Gostak is a meaningless noun that is used in the phrase "the gostak distims the doshes", which is an example of how it is possible to derive meaning from the syntax of a sentence even if the referents of the terms are entirely unknown. It is an example of a nonce word.

The phrase was coined in 1903 by Andrew Ingraham but is best known through its quotation in 1923 by C. K. Ogden and I. A. Richards in their book The Meaning of Meaning, and has been since referred to in a number of cultural contexts.

History
Coined in 1903 by Andrew Ingraham, the sentence became more widely known through its quotation in 1923 by C. K. Ogden and I. A. Richards in their book The Meaning of Meaning (p. 46).

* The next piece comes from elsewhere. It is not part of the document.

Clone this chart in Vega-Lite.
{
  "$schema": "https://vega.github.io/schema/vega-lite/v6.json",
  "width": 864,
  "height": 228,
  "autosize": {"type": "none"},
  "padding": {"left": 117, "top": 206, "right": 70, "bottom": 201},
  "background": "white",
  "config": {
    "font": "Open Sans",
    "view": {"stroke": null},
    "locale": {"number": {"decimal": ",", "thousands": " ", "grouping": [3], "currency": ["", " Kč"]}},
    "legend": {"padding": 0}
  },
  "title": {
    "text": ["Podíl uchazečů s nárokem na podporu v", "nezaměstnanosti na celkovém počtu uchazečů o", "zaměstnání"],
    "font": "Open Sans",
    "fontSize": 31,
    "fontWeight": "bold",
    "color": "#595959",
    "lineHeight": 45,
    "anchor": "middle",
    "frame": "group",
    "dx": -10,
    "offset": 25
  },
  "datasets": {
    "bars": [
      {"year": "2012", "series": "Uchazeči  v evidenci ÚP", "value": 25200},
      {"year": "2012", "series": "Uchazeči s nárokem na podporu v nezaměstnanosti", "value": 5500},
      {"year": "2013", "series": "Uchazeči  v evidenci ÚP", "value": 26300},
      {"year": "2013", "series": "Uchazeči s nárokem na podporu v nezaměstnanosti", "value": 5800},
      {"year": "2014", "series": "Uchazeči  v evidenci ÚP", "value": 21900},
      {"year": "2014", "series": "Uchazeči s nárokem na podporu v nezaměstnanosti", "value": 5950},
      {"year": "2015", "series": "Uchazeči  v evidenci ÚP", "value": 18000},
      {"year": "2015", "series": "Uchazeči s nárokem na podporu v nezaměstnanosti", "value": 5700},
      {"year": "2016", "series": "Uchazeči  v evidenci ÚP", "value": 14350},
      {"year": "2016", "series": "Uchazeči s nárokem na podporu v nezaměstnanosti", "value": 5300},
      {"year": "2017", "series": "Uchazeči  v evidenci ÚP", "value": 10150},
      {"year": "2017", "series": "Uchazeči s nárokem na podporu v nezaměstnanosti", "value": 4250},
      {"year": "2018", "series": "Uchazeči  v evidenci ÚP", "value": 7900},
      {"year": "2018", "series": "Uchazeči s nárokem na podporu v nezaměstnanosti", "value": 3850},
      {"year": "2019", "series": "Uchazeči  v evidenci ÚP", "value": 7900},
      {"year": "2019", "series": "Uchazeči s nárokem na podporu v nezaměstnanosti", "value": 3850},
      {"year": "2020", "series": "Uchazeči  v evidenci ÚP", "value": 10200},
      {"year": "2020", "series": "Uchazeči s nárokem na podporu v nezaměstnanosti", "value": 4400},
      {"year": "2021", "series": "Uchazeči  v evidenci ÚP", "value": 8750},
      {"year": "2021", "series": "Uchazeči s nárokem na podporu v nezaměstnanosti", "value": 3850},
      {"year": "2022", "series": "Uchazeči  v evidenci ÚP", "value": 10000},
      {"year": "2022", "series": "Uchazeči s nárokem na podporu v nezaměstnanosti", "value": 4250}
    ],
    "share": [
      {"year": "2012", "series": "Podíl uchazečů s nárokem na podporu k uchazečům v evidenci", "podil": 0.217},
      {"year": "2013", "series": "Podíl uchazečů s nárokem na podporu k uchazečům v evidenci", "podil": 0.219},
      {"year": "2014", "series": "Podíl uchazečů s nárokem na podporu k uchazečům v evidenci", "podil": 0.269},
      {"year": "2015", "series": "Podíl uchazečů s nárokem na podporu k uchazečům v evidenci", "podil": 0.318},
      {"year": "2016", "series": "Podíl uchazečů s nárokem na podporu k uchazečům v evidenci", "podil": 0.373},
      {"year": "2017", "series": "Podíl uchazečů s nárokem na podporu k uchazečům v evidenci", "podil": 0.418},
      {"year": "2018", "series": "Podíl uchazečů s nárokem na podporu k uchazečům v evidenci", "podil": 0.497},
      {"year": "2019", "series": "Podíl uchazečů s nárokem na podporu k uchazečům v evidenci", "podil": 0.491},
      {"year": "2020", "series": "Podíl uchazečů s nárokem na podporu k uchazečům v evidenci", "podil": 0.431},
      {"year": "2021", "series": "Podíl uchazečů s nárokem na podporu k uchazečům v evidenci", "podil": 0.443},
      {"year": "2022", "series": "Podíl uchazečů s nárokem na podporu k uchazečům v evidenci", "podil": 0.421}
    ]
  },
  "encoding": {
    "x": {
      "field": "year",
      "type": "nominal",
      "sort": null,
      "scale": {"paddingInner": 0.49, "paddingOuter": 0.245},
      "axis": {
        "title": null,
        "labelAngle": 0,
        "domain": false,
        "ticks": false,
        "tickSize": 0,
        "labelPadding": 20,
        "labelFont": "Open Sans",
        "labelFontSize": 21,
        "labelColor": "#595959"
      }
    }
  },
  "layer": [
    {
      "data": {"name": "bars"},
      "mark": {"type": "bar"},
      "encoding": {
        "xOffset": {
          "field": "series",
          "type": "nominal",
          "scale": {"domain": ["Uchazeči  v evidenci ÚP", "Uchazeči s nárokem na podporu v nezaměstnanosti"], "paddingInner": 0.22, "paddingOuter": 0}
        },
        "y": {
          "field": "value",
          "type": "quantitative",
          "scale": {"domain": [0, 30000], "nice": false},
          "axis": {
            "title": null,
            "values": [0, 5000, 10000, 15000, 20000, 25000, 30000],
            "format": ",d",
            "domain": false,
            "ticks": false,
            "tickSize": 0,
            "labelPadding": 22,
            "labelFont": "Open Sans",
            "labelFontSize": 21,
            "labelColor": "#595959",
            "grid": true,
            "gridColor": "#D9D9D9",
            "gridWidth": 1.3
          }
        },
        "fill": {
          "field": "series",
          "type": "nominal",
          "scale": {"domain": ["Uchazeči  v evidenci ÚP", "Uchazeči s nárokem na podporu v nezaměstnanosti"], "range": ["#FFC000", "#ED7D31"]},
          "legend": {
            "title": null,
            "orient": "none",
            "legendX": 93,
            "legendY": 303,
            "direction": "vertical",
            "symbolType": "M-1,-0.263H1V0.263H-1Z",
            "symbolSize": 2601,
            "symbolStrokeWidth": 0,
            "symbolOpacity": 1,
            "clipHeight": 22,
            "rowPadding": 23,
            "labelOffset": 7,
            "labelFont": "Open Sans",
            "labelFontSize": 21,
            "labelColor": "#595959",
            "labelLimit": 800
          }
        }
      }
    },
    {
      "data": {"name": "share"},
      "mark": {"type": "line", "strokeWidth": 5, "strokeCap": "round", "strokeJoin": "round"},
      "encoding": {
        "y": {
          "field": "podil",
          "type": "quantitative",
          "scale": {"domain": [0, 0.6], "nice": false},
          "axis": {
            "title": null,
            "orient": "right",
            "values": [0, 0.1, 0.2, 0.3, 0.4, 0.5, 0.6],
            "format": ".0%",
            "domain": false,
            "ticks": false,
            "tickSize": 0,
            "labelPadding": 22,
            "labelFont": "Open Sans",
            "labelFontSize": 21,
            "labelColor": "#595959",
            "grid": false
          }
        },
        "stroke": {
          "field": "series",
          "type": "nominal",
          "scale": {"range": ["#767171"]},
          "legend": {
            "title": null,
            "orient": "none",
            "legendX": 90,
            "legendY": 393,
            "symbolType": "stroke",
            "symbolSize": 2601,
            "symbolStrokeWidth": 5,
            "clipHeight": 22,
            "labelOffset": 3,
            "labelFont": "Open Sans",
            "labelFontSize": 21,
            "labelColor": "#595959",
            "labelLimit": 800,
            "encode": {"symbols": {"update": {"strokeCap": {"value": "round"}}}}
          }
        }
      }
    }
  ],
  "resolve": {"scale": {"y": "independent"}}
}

Ogden and Richards refer to Ingraham as an "able but little known writer", and quote his following dialogue:

Deriving meaning
This can be seen in the following dialogue:

Q: What is the gostak?
A: The gostak is what distims the doshes.
Q: What's distimming?
A: Distimming is what the gostak does to the doshes.
Q: Okay, but what are doshes?
A: The doshes are what the gostak distims.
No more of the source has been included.